The organization has been working with two partner organizations: Women Now and Badael and have been tapping into their expertise at different points within the program which has been divided into two stages. The first stage which focused on the training of journalists (men and women) on gender-sensitive journalism in conflict areas, the 1325 resolution as well as digital security, psychological safety and the production of materials related to the topics of the training.

Whereas the second stage focused on the evaluation and analysis of the produced materials and the future development of guidelines based on such examinations.

SFJN’s work has stemmed from its belief that media can cumulatively influence public opinion and trends. Thus, it is highly crucial that those working in the media sector understand the 1325 resolution and its gender-related concepts, and that we find ways to include it in the media discourse, which requires expanding work outside the training realm and moving to a more sustainable and effective work. The inclusion of as many media organizations and workers as possible and the creation of bigger spaces for discussion and dialogue locally and within these contexts -while taking into consideration reality- is also required for the conversation to be fruitful, scalable and with the potential to create channels of communication and feedback.

It is also equally important to impose our own vision (as actors and organizations) on supports to overcome their white-liberal and colonial views of our communities and projects implemented within them sometimes. Having a vision that is ours allows us to consider the real capacity to implement and the actual impact of these programmes without the enforcement of work agendas that don’t align with the local and regional contexts.
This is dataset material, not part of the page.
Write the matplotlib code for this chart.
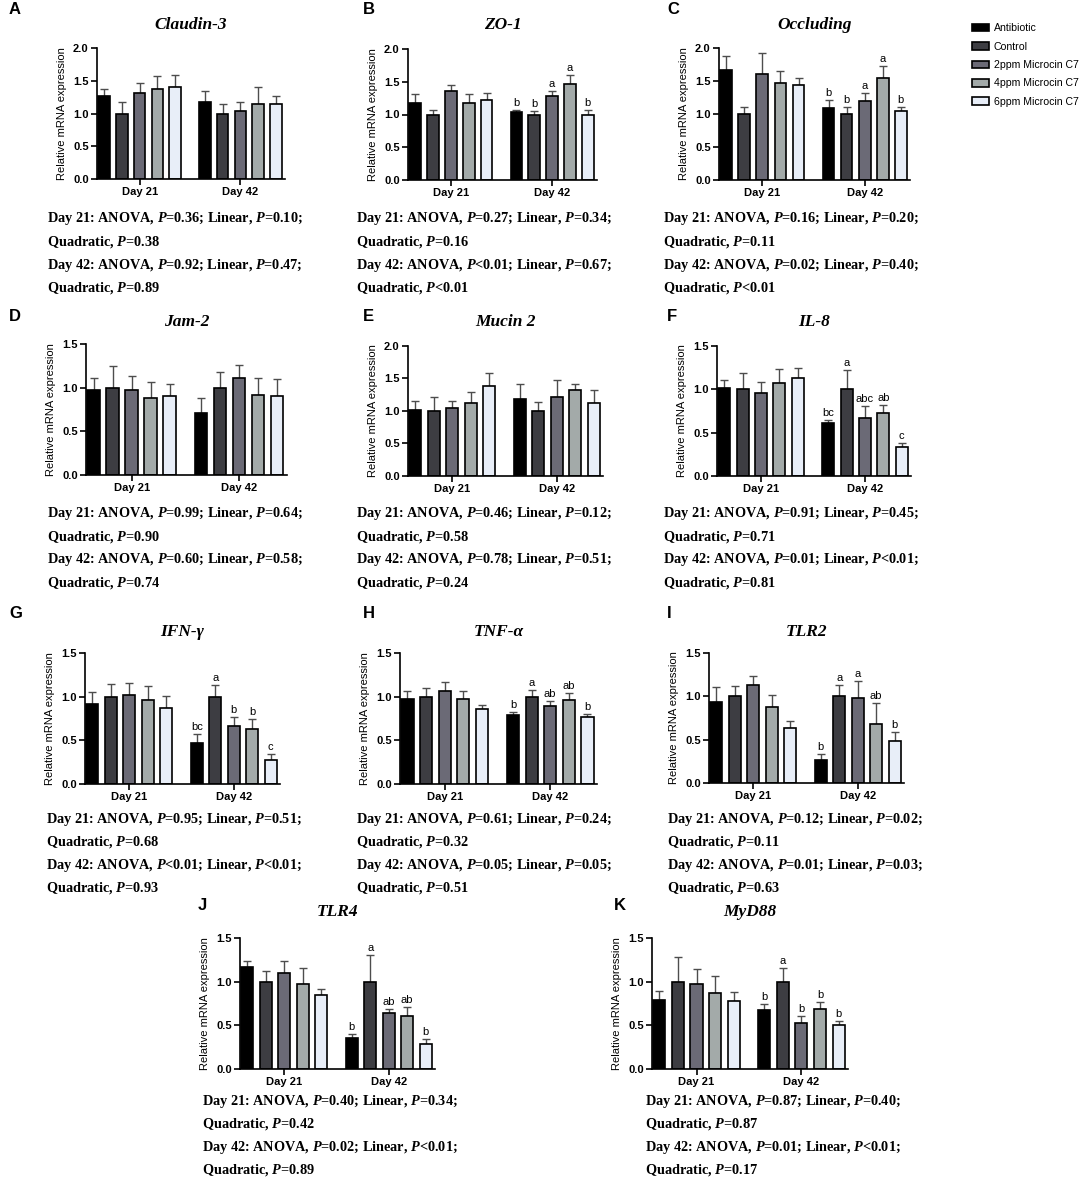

Finally, understanding the local context and opening the door for developing projects with local visions doesn’t negate the necessity of creating regional and international coalitions between actors and defenders of women rights for change especially in the countries of the Global South. Such coalitions will aim to make a holistic change and start the actual application of the 1325 resolution foregoing its previous rigid state that is not able to heal societies, and activating it by making a wider group of women, especially the marginalized, partners in the process and opening doors for dialogue and listening.